Ahunna Eziakonwa has a ready-made answer when asked about digital innovation’s potential to solve real-world problems across Africa. The U.N. assistant secretary-general and director of the U.N. Development Program points to M-Pesa, a Kenya-based mobile currency company that predates Venmo and allows people to store, receive and send money from their smartphone without having a bank account.
While Africa’s vastness and diversity allow for entrepreneurship to flourish across communities, it also presents challenges to creating universal solutions for issues such as poverty and food security, because each country has its own capacity for innovation. For instance, while Bloomberg reports that Ethiopia, Uganda, Ivory Coast, Egypt, Ghana, Rwanda and Kenya ranked in the top 10 fastest growing economies worldwide in 2020, the continent still holds some of the poorest nations in the world.
“I think one of the flaws in development practice in the past has been taking Africa almost as a country and [applying] the blueprint development template,” Eziakonwa says. “It’s very diverse – it’s 54 different countries at different stages of their development and with different contexts and dynamics. And it’s important, therefore, that any investment first tries to understand this diversity and the specific context of each country, but also the capacities and capabilities in each place, and then target your interventions based on that reality on the ground.”
However, while Africa’s potential for entrepreneurship bodes well for its economic growth, challenges in cultivating innovation still persist.
Although Africa’s large youth population makes the continent a rich place for innovation, young people also make up 60% of Africa’s unemployed population, according to the World Bank.
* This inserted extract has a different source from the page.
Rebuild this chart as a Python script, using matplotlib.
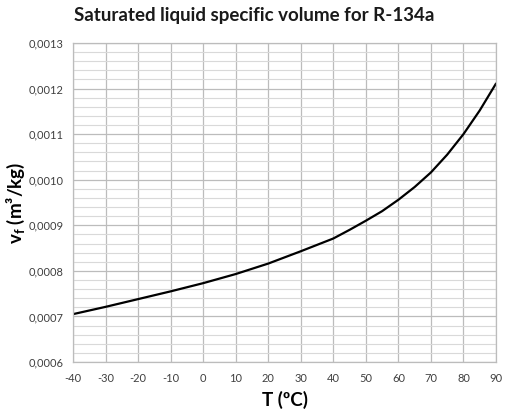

The young people that are employed are typically part of Africa’s “informal economy,” meaning that they earn money through jobs that do not fall under the regulated economy and tax system. A 2018 report from the International Labour Organization indicates that 94.9% of Africans between the ages of 15 and 24 work in the informal economy, peaking at 97.9% in West Africa.
Eziakonwa says there should be a greater effort to integrate those in the informal economy into the mainstream economy in order to better protect entrepreneurs and stimulate the economy.
“A lot of businesses are in that informal sector and they need to bring them into the main economy – it is something that we are learning that is key to the survival of those businesses,” she says, adding that security can be difficult to obtain for those businesses when cross-border activity is factored in.
“And there’s a lot of cross border work entrepreneurship going on,” adds Eziakonwa. “It is a hotbed for entrepreneurship, the borders, yet there is very little formal protection for those entrepreneurial activities. If you created a more enabling environment for these entrepreneurs, then I think the sky’s the limit in terms of contribution to the national economy.”